Андрей Лоскутов: Все-таки какая картина была куплена первой и за сколько?

Анатолий Брусиловский: Первая моя картина была сделана в рамках работы на фестивале молодежи и студентов. Там были художники со всего мира… На выставке я получил вторую премию за портрет мексиканки в сюрреалистическом стиле. Через некоторое время Женя Евтушенко, с которым я дружил, попросил показать мексиканку. Посмотрел и обалдел, сказал, что покупает. А я думаю – «какую же сумму я должен назвать…». Женя спрашивает: «Сколько это стоит?» – «Я не знаю». – «Старик, ну назови какую-то сумму». Я ж не знаю никаких цен. Как рисовать — знаю, цен – не знаю. Я говорю – «Жень, 400 рублей». – «Что-то очень дешево», — и тут же достает деньги и отдает их мне. Через 20 лет я пришел к нему, чтобы попросить этот портрет для выставки. А он, оказывается, отдал его одному очень известному человеку, который несколько лет упрашивал продать эту картину, в итоге Женя ее просто подарил ему. Конечно, со временем стоимость моих работ возросла. В месяц тогда я получал примерно 5000 рублей. Кстати, в прошлом году на Сотбис проданы два моих коллажа. За 10 000 фунтов каждый. Для коллажа это много.

Андрей Лоскутов: Вы создатель коллажа и ассамбляжа. Чем они отличаются?

Анатолий Брусиловский: Ассамбляж – это выпуклый, как бы скульптурный коллаж.

Андрей Лоскутов: Мы были в Вашей студии, проводили там несколько вечеров, на одном из них член Московского сигарного клуба Эдуард Сухарев представлял свои коллажи. Максим, возможно, рассказывал…

Максим Брусиловский: Я папе рассказывал, что его дело с коллажем процветает, что у него есть последователи. Я думаю, что у Эдуарда что-то среднее между ассамбляжем и коллажем, такой микст. Сейчас, что интересно, начался бум на коллажи и ассамбляжи.

Эдуард Сухарев: Я люблю делать коллажи, но меня больше интересуют композиции с политическим смыслом: интересно смотреть через призму коллажа на историческую действительность. Что для Вас вообще коллаж? Почему Вы обратились именно к коллажу?

Анатолий Брусиловский: Я занимаюсь в том числе и живописью, и гравюрами, и графикой. Но коллаж для меня – необычайно важен. Он дает возможность составить из всех этих частей не просто изображение, а смысловое изображение – это очень и очень сложно. И интересно. В год я делаю много коллажей, не назову сколько, чтобы вас не смущать, но много полноценных красивых произведений искусства.

Эдуард Сухарев: Есть среди Ваших коллажей политические?

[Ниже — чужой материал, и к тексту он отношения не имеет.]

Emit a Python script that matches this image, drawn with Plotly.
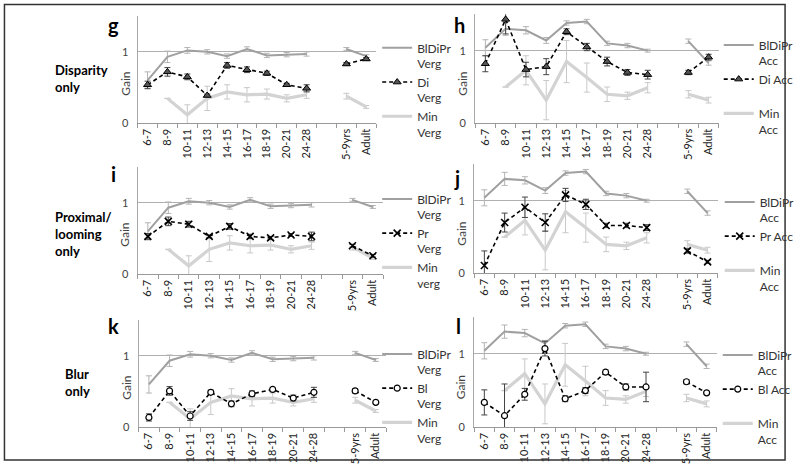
import plotly.graph_objects as go

W, H = 800, 472

cats = ["6-7", "8-9", "10-11", "12-13", "14-15", "16-17", "18-19", "20-21", "24-28", " ", "5-9yrs", "Adult"]

# Vergence (shared by g, i, k)
blpr_verg = [0.60, 0.93, 1.02, 1.00, 0.94, 1.04, 0.95, 0.96, 0.97, None, 1.04, 0.94]
blpr_verg_err = [0.12, 0.08, 0.04, 0.03, 0.03, 0.03, 0.03, 0.03, 0.03, None, 0.02, 0.02]
min_verg = [None, 0.35, 0.12, 0.35, 0.44, 0.40, 0.41, 0.35, 0.40, None, 0.38, 0.23]
min_verg_err = [None, 0, 0.14, 0.17, 0.10, 0.10, 0.07, 0.05, 0.05, None, 0.04, 0.02]
di_verg = [0.54, 0.72, 0.65, 0.39, 0.81, 0.75, 0.70, 0.54, 0.49, None, 0.83, 0.90]
di_verg_err = [0.05, 0.06, 0.04, 0.02, 0.04, 0.04, 0.03, 0.02, 0.05, None, 0.02, 0.02]
pr_verg = [0.53, 0.74, 0.70, 0.53, 0.67, 0.53, 0.51, 0.55, 0.53, None, 0.40, 0.26]
pr_verg_err = [0.04, 0.06, 0.04, 0.02, 0.04, 0.03, 0.02, 0.02, 0.06, None, 0.02, 0.02]
bl_verg = [0.14, 0.51, 0.16, 0.49, 0.33, 0.47, 0.53, 0.41, 0.49, None, 0.51, 0.35]
bl_verg_err = [0.05, 0.06, 0.06, 0.03, 0.04, 0.04, 0.03, 0.04, 0.07, None, 0.03, 0.02]

# Accommodation (shared by h, j, l)
blpr_acc = [1.04, 1.30, 1.28, 1.14, 1.38, 1.40, 1.10, 1.07, 1.00, None, 1.13, 0.83]
blpr_acc_err = [0.11, 0.09, 0.05, 0.04, 0.03, 0.03, 0.03, 0.03, 0.02, None, 0.03, 0.03]
min_acc = [None, 0.50, 0.73, 0.32, 0.85, 0.63, 0.40, 0.38, 0.49, None, 0.40, 0.32]
min_acc_err = [None, 0, 0.20, 0.27, 0.29, 0.20, 0.10, 0.05, 0.07, None, 0.05, 0.04]
di_acc = [0.82, 1.43, 0.74, 0.78, 1.26, 1.05, 0.85, 0.70, 0.67, None, 0.70, 0.91]
di_acc_err = [0.11, 0.20, 0.10, 0.11, 0.04, 0.05, 0.06, 0.04, 0.06, None, 0.03, 0.04]
pr_acc = [0.11, 0.70, 0.91, 0.70, 1.08, 0.95, 0.66, 0.66, 0.63, None, 0.31, 0.16]
pr_acc_err = [0.20, 0.13, 0.14, 0.12, 0.09, 0.07, 0.03, 0.03, 0.04, None, 0.03, 0.02]
bl_acc = [0.34, 0.16, 0.45, 1.07, 0.39, 0.50, 0.75, 0.55, 0.55, None, 0.62, 0.47]
bl_acc_err = [0.17, 0.43, 0.08, 0.10, 0.04, 0.04, 0.03, 0.04, 0.20, None, 0.03, 0.02]

FONT = "Lato"

panels = [
    dict(letter="g", xd=(139, 380), y0=125, y1=52.5, leg=(381, 34),
         full=("BlDiPr<br>Verg", blpr_verg, blpr_verg_err),
         cue=("Di<br>Verg", di_verg, di_verg_err, "triangle-up"),
         mn=("Min<br>Verg", min_verg, min_verg_err), lab=(115, 25)),
    dict(letter="h", xd=(480, 726), y0=125, y1=51.3, leg=(726, 31),
         full=("BlDiPr<br>Acc", blpr_acc, blpr_acc_err),
         cue=("Di Acc<br> ", di_acc, di_acc_err, "triangle-up"),
         mn=("Min<br>Acc", min_acc, min_acc_err), lab=(464, 25)),
    dict(letter="i", xd=(139, 387), y0=278, y1=205.3, leg=(381, 187),
         full=("BlDiPr<br>Verg", blpr_verg, blpr_verg_err),
         cue=("Pr<br>Verg", pr_verg, pr_verg_err, "x-thin"),
         mn=("Min<br>verg", min_verg, min_verg_err), lab=(115, 176)),
    dict(letter="j", xd=(479, 725), y0=277, y1=203.3, leg=(727, 190),
         full=("BlDiPr<br>Acc", blpr_acc, blpr_acc_err),
         cue=("Pr Acc<br> ", pr_acc, pr_acc_err, "x-thin"),
         mn=("Min<br>Acc", min_acc, min_acc_err), lab=(462, 180)),
    dict(letter="k", xd=(140, 390), y0=433, y1=360.3, leg=(381, 344),
         full=("BlDiPr<br>Verg", blpr_verg, blpr_verg_err),
         cue=("Bl<br>Verg", bl_verg, bl_verg_err, "circle"),
         mn=("Min<br>Verg", min_verg, min_verg_err), lab=(115, 330)),
    dict(letter="l", xd=(479, 724), y0=433, y1=358.3, leg=(725, 345),
         full=("BlDiPr<br>Acc", blpr_acc, blpr_acc_err),
         cue=("Bl Acc<br> ", bl_acc, bl_acc_err, "circle"),
         mn=("Min<br>Acc", min_acc, min_acc_err), lab=(463, 330)),
]

fig = go.Figure()
layout = {}
annotations = []

for i, p in enumerate(panels):
    n = "" if i == 0 else str(i + 1)
    xa, ya = "x" + n, "y" + n
    leg = "legend" + n
    unit = p["y0"] - p["y1"]
    ytop = p["y0"] - 1.5 * unit

    name, vals, err = p["mn"]
    fig.add_trace(go.Scatter(
        x=cats, y=vals, name=name, mode="lines", xaxis=xa, yaxis=ya, legend=leg,
        legendrank=3, connectgaps=False,
        line=dict(color="#d3d3d3", width=3.2),
        error_y=dict(type="data", array=err, color="#c8c8c8", thickness=1, width=3),
    ))
    name, vals, err = p["full"]
    fig.add_trace(go.Scatter(
        x=cats, y=vals, name=name, mode="lines", xaxis=xa, yaxis=ya, legend=leg,
        legendrank=1, connectgaps=False,
        line=dict(color="#a0a0a0", width=2),
        error_y=dict(type="data", array=err, color="#b4b4b4", thickness=1, width=3),
    ))
    name, vals, err, sym = p["cue"]
    if sym == "circle":
        mk = dict(symbol="circle", size=6, color="white", line=dict(color="black", width=1.2))
    elif sym == "x-thin":
        mk = dict(symbol="x-thin", size=7, color="black", line=dict(color="black", width=1.6))
    else:
        mk = dict(symbol="triangle-up", size=7, color="#555555", line=dict(color="black", width=1))
    fig.add_trace(go.Scatter(
        x=cats, y=vals, name=name, mode="lines+markers", xaxis=xa, yaxis=ya, legend=leg,
        legendrank=2, connectgaps=False,
        line=dict(color="black", width=1.6, dash="4px,3px"),
        marker=mk,
        error_y=dict(type="data", array=err, color="#444444", thickness=1, width=3),
    ))

    layout["xaxis" + n] = dict(
        domain=[p["xd"][0] / W, p["xd"][1] / W], anchor=ya,
        type="category", categoryorder="array", categoryarray=cats,
        range=[-0.5, len(cats) - 0.5], tickson="boundaries",
        ticks="outside", ticklen=4, tickcolor="#999999",
        showline=True, linecolor="#999999", linewidth=1,
        showgrid=False, zeroline=False, tickangle=-90,
        tickfont=dict(family=FONT, size=11, color="#222222"),
    )
    layout["yaxis" + n] = dict(
        domain=[(H - p["y0"]) / H, (H - ytop) / H], anchor=xa,
        range=[0, 1.5], tickvals=[0, 1], ticktext=["0", "1"],
        showline=True, linecolor="#a8a8a8", linewidth=1,
        showgrid=True, gridcolor="#b0b0b0", gridwidth=1, zeroline=False,
        ticks="", ticklabelstandoff=6,
        tickfont=dict(family=FONT, size=11, color="#444444"),
    )
    layout[leg] = dict(
        x=p["leg"][0] / W, y=(H - p["leg"][1]) / H, xanchor="left", yanchor="top",
        bgcolor="rgba(0,0,0,0)", borderwidth=0, valign="top",
        font=dict(family=FONT, size=12, color="#333333"),
        tracegroupgap=0, itemwidth=30,
    )
    annotations.append(dict(
        text="<b>%s</b>" % p["letter"], x=p["lab"][0] / W, y=(H - p["lab"][1]) / H,
        xref="paper", yref="paper", showarrow=False, xanchor="center", yanchor="middle",
        font=dict(family=FONT, size=20, color="black"),
    ))
    annotations.append(dict(
        text="Gain", x=(p["xd"][0] - 13) / W, y=(H - (p["y0"] - 0.55 * unit)) / H,
        xref="paper", yref="paper", showarrow=False, textangle=-90,
        xanchor="center", yanchor="middle",
        font=dict(family=FONT, size=12, color="#444444"),
    ))

row_labels = [("Disparity<br>only", 54, 80), ("Proximal/<br>looming<br>only", 54, 237), ("Blur<br>only", 64, 387)]
for txt, x, y in row_labels:
    annotations.append(dict(
        text="<b>%s</b>" % txt, x=x / W, y=(H - y) / H, xref="paper", yref="paper",
        showarrow=False, xanchor="left", yanchor="middle", align="left",
        font=dict(family=FONT, size=13, color="black"),
    ))

fig.update_layout(
    width=W, height=H, margin=dict(l=0, r=0, t=0, b=0),
    paper_bgcolor="white", plot_bgcolor="white",
    showlegend=True, annotations=annotations, hovermode=False,
    shapes=[dict(type="rect", xref="paper", yref="paper",
                 x0=4.5 / W, x1=793 / W, y0=(H - 466) / H, y1=(H - 4.5) / H,
                 line=dict(color="#333333", width=1.5))],
    **layout,
)

fig.write_html(
    "out.html",
    config={"displayModeBar": False},
    post_script="document.body.style.margin='0';document.body.style.overflow='hidden';",
)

Анатолий Брусиловский: Сколько угодно.

Андрей Лоскутов: Я бы хотел представить еще одного участника вечера — Влада Рябикова, он трейдер Сбербанка и параллельно художник. Работает с сигарными коробками, делает сигарные аксессуары — шпажки, гильотины. Вот посмотрите, пожалуйста, его гильотину. Как по вашему, — можно назвать это: поделка, творчество?

Анатолий Брусиловский: Сначала ответьте — вы это хотите мне подарить?

Андрей Лоскутов: Нет! А от этого будет зависеть оценка?

Анатолий Брусиловский: Шутка. Отвечаю серьезно: это искусство!

Андрей Лоскутов: Спасибо. Про тех, кто руководил искусством, раньше Вы уже сказали, что они идиоты, в том числе и Екатерина Фурцева?

Анатолий Брусиловский: Екатерина Фурцева как бывшая ткачиха была симпатичной и приятной, несчастной до глубины души с мужем-идиотом, была алкоголичкой тяжелыми депрессивными состояниями, очень сложной партийной жизнью, ее все время то возвышали, то понижали, у нее абсолютно никакой подготовки в культуре не было, ничего, она была на уровне ткачихи. Я не хочу ничего плохого сказать про ткачих, это хорошая профессия, но руководить искусством такой огромной страны…

Андрей Лоскутов: А как она относилась к боди-арту?

Анатолий Брусиловский: А ее не спрашивал об этом. Чтобы не смущать.

Андрей Абакумов: Меня интересует боди-арт, потому что 40 лет назад, когда был маленьким, я закрылся в туалете с двумя девочками и начал их разрисовывать красками. Неожиданно пришла с работы моя мама и сказала, что я не художник, чтобы такое делать. А как к Вам пришел боди-арт?

Анатолий Брусиловский: Я в туалете никогда не рисовал, у меня всегда была моя студия. Никакого непонимания у меня не было. Рисовать на обнаженной женщине – замечательное дело, не хуже, чем на холсте, даже лучше. Искусство это такая вещь – очень смелая.